Events flow from top to bottom in the final config file, with each one getting tested by the filters in each log path to see if that event “belongs” there. Though the diagram above shows filters as a separate entity, in reality all stages (except for the final destination directive) act as a filter (or test). This means the source block itself acts as a filter; if the source block says, “Collect on UDP port 5000” and the event shows up on UDP port 514, that log path will not be used for that event. Similarly, message parsing can also act as a filter (if desired) and exclude events from that log path if the parsing fails. If the event “survives” this long in a log path, it is ultimately sent to one or more destinations of the administrator’s choice.

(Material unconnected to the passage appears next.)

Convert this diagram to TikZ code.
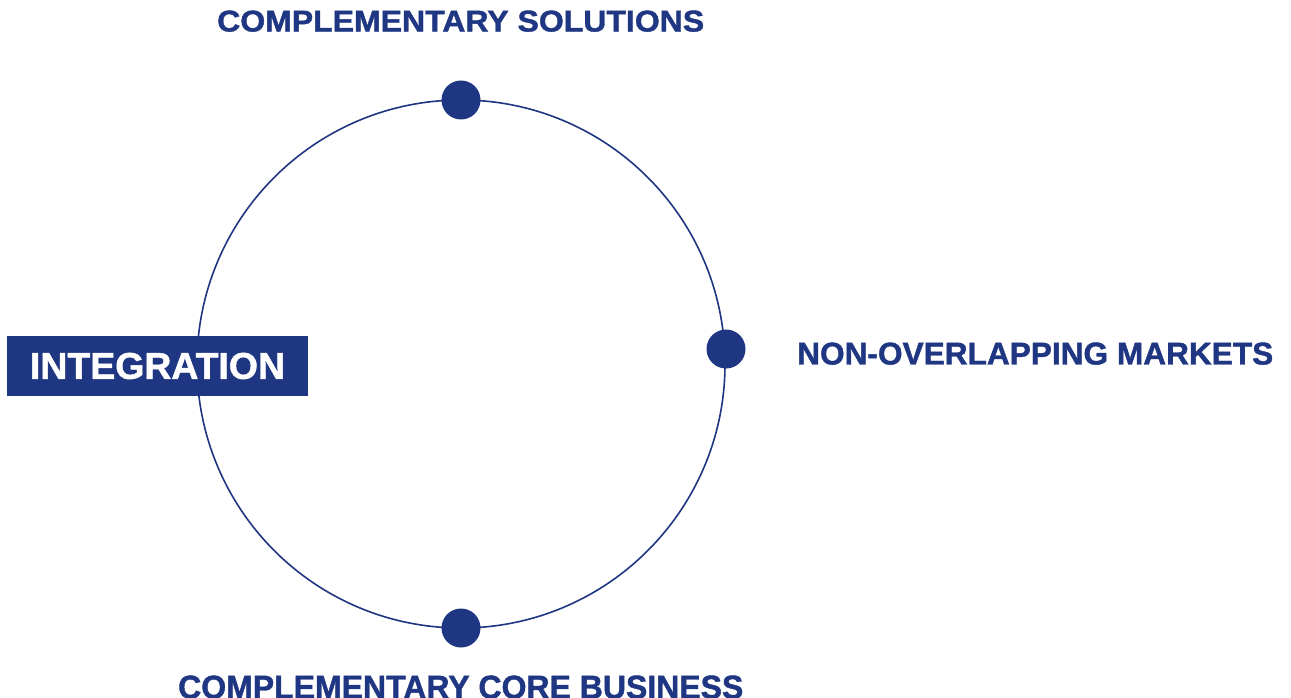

There is nothing preventing an event from matching more than one log path, but we discourage this in SC4S and indeed configure each log path with a flag to terminate processing if the event is successfully processed by a given log path. In this case the “first one wins” and is the only place in syslog-ng where the names of the log path filenames matter: log paths are processed in lexicographical order (essentially alphabetically) by filename. Internally, SC4S uses appropriate filenames to force certain log paths to be ahead (or behind) all others, forcing a “winner” should more than one log path “fire” based on the filtering alone. This technique is used only for fallback (catchall) and “null queue” log paths, so it should not affect any log paths developed in the field.
We will now explore a key feature of SC4S, which is fundamental for log path creation. Remember early in Part 3 where we discussed the environment variables in env_file? If we specify a HEC endpoint URL and token with an environment variable there, how does that get translated into the syslog-ng syntax, which effectively must be “hard coded”? The answer is templating, a key part of abstracting the underlying syntax from the administrator, and a key part of making log paths far easier to create.
Syslog-ng syntax is very strict, and while it is close to a full programming language, it is missing some key constructs, in particular the ability to interact with the running environment and adapt its configuration based on conditional testing of environment variables. When syslog-ng is instantiated, the configuration must be solidified at runtime. Therefore, SC4S needs a mechanism to allow SC4S to dynamically build this fixed configuration just prior to the launch of syslog-ng. Enter “gomplate” or “go templates”.
The templating process allows for environment variables to dictate the final syslog-ng configuration used by SC4S. Consider this environment variable:
SC4S_SOURCE_UDP_SO_RCVBUFF=33554432
How does the value of this variable work its way into the final config? The key is templating; the syslog-ng source config inside the container is not hard coded, but instead looks like this for the UDP receive buffer:
so-rcvbuf({{getenv "SC4S_SOURCE_UDP_SO_RCVBUFF" "1703936"}})
Everything inside the double curly brace pairs is part of the template (which itself is its own language) and is used to conditionally insert configuration elements based on environment variable settings. The result is the following final configuration that replaces the default value (1703936) with the value from the variable:
so-rcvbuf(33554432)
The example above is a simple substitution; indeed, more complex conditional replacements can also be made:
{{- if or (conv.ToBool (getenv "SC4S_ARCHIVE_GLOBAL" "no")) (conv.ToBool (getenv "SC4S_ARCHIVE_CISCO_ASA" "no")) }} destination(d_archive); {{- end}}
This construct inserts the alternate archive destination into the configuration if either of the ARCHIVE variables are set to “yes”. If neither of the variables are set at all in the env_file, or are both set to “no”, the text specified between the “if/end” conditional is not inserted into the configuration.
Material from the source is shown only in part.